■ JOB
Give back exactly the lines from the beginning of the listing below to the line holding "gap = 0.009", both ends included; the pictures stay out.

* start SOURCE DATA *

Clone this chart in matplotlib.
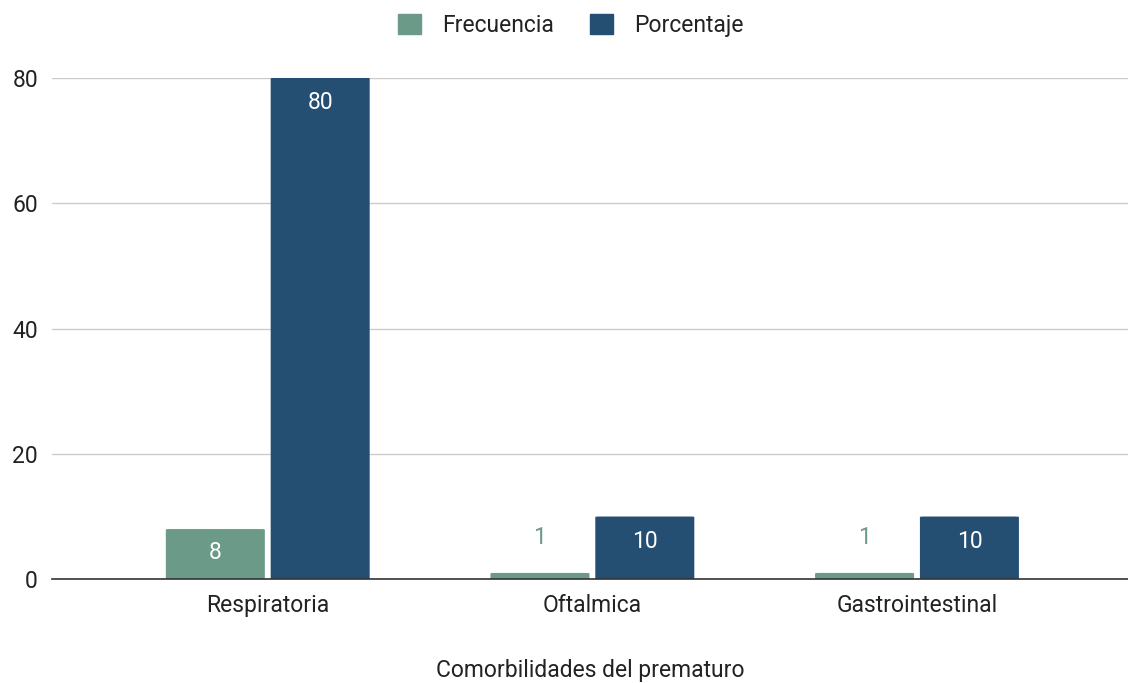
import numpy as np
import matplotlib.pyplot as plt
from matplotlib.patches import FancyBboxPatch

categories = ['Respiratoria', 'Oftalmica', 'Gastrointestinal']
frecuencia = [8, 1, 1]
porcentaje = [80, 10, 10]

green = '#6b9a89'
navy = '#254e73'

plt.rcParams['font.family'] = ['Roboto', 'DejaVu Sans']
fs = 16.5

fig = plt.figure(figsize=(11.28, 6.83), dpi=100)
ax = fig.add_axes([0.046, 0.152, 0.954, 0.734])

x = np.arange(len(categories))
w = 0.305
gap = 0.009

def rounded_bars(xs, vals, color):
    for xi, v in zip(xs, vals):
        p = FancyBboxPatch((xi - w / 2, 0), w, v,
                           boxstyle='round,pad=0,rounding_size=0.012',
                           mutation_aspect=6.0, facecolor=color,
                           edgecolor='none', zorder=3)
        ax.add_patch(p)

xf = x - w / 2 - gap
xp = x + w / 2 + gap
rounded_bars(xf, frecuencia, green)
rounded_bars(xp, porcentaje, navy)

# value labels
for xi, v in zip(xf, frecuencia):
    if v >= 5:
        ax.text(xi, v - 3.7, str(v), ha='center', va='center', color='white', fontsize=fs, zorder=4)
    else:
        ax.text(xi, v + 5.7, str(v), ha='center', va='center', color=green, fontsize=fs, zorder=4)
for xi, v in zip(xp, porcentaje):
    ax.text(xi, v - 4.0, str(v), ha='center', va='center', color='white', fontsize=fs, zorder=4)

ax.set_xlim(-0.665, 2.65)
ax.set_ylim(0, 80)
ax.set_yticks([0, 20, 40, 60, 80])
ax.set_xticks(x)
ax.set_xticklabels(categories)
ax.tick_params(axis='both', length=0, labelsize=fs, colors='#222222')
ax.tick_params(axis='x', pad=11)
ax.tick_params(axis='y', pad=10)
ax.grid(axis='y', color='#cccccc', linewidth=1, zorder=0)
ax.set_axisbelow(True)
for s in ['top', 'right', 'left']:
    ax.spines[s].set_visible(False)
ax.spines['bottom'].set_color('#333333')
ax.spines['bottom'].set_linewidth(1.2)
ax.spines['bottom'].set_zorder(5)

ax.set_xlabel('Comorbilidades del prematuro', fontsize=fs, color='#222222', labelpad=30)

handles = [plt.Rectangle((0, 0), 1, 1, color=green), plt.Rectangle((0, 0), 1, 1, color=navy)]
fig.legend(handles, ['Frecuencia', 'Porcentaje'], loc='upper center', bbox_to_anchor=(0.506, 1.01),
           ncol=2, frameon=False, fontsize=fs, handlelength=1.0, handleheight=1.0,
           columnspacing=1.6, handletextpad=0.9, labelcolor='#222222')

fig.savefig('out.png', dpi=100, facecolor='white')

* end SOURCE DATA *

■ EXERCISE RESPONSE
Clone this chart in matplotlib.
import numpy as np
import matplotlib.pyplot as plt
from matplotlib.patches import FancyBboxPatch

categories = ['Respiratoria', 'Oftalmica', 'Gastrointestinal']
frecuencia = [8, 1, 1]
porcentaje = [80, 10, 10]

green = '#6b9a89'
navy = '#254e73'

plt.rcParams['font.family'] = ['Roboto', 'DejaVu Sans']
fs = 16.5

fig = plt.figure(figsize=(11.28, 6.83), dpi=100)
ax = fig.add_axes([0.046, 0.152, 0.954, 0.734])

x = np.arange(len(categories))
w = 0.305
gap = 0.009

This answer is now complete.